* **What is asked**: Pictures in the entries below are excluded; copy only the lines from the one containing "Emit a Python" to the one containing "import pandas as pd", both included.

------ Information given ------

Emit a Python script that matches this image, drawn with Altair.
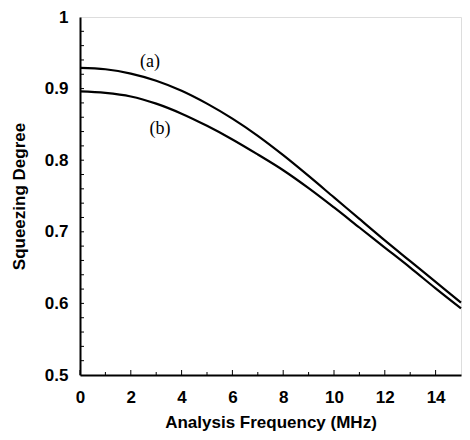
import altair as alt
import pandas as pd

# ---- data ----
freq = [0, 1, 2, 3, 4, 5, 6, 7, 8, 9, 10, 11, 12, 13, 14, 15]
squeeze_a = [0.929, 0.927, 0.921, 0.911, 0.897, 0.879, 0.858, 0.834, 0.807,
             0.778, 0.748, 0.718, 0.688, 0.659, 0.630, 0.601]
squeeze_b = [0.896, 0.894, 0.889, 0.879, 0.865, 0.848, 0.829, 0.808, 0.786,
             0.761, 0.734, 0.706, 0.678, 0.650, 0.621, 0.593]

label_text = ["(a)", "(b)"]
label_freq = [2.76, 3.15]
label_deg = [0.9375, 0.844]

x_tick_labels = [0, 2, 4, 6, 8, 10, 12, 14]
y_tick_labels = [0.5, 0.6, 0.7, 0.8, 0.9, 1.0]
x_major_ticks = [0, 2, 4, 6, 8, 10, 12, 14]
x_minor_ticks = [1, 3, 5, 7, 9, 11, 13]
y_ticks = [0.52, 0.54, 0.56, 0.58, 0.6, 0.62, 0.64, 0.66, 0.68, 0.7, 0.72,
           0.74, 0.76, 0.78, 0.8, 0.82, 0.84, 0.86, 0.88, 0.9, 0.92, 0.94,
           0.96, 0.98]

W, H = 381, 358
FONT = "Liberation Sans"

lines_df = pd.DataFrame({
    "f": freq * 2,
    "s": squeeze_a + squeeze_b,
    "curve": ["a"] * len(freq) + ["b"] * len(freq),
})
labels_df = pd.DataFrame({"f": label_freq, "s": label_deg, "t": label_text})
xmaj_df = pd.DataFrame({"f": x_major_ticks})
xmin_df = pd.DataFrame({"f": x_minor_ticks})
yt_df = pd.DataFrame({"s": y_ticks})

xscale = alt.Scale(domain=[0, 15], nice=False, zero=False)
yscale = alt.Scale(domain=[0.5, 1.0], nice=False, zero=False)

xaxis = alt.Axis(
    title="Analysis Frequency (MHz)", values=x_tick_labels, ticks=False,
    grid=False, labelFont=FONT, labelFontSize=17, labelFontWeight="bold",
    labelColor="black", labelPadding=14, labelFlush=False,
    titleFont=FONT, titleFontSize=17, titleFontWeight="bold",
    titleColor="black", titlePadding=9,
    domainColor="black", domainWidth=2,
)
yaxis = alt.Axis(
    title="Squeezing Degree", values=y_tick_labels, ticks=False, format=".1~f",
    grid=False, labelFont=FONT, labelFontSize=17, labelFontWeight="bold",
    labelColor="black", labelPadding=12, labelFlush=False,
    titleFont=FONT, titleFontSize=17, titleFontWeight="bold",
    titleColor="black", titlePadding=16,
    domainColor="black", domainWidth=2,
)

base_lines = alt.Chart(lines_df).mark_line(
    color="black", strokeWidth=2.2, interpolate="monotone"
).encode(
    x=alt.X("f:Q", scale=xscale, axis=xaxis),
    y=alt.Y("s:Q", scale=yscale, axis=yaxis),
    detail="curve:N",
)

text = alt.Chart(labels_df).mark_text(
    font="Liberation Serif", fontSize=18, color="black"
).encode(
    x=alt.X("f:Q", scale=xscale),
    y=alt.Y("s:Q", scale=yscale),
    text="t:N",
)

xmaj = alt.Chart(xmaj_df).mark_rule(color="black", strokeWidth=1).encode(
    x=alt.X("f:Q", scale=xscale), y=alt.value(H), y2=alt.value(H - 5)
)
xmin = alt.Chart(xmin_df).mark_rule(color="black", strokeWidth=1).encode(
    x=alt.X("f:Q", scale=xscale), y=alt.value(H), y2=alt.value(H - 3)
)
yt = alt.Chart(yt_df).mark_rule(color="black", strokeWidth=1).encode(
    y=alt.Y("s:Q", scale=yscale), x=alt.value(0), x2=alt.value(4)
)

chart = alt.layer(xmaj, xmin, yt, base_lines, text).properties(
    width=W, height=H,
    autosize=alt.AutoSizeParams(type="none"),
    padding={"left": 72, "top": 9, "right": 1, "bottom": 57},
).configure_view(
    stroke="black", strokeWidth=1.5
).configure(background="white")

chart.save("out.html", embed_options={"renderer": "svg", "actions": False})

------
------ Information given ------

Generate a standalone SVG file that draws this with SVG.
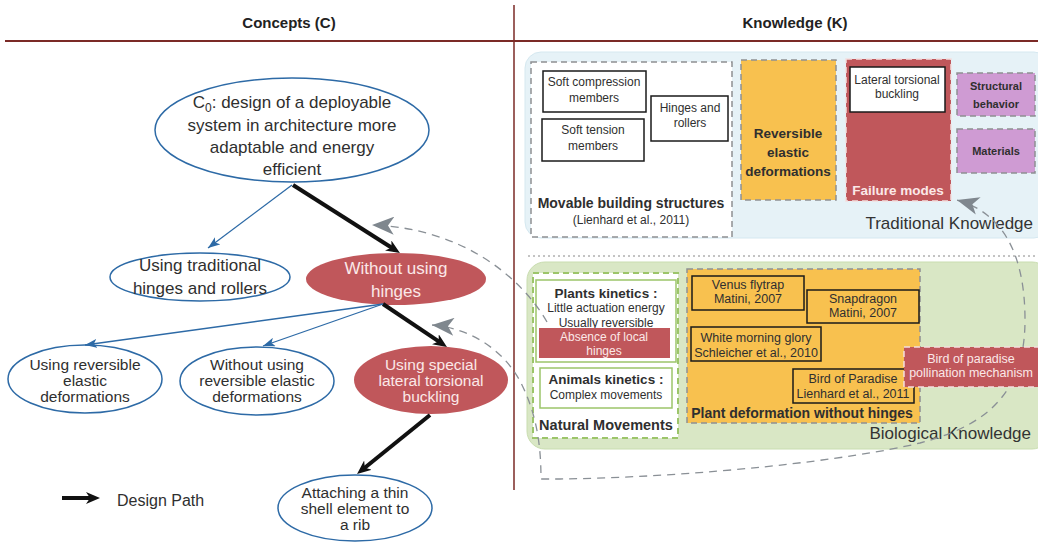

------

* **Solution to the problem**:
Emit a Python script that matches this image, drawn with Altair.
import altair as alt
import pandas as pd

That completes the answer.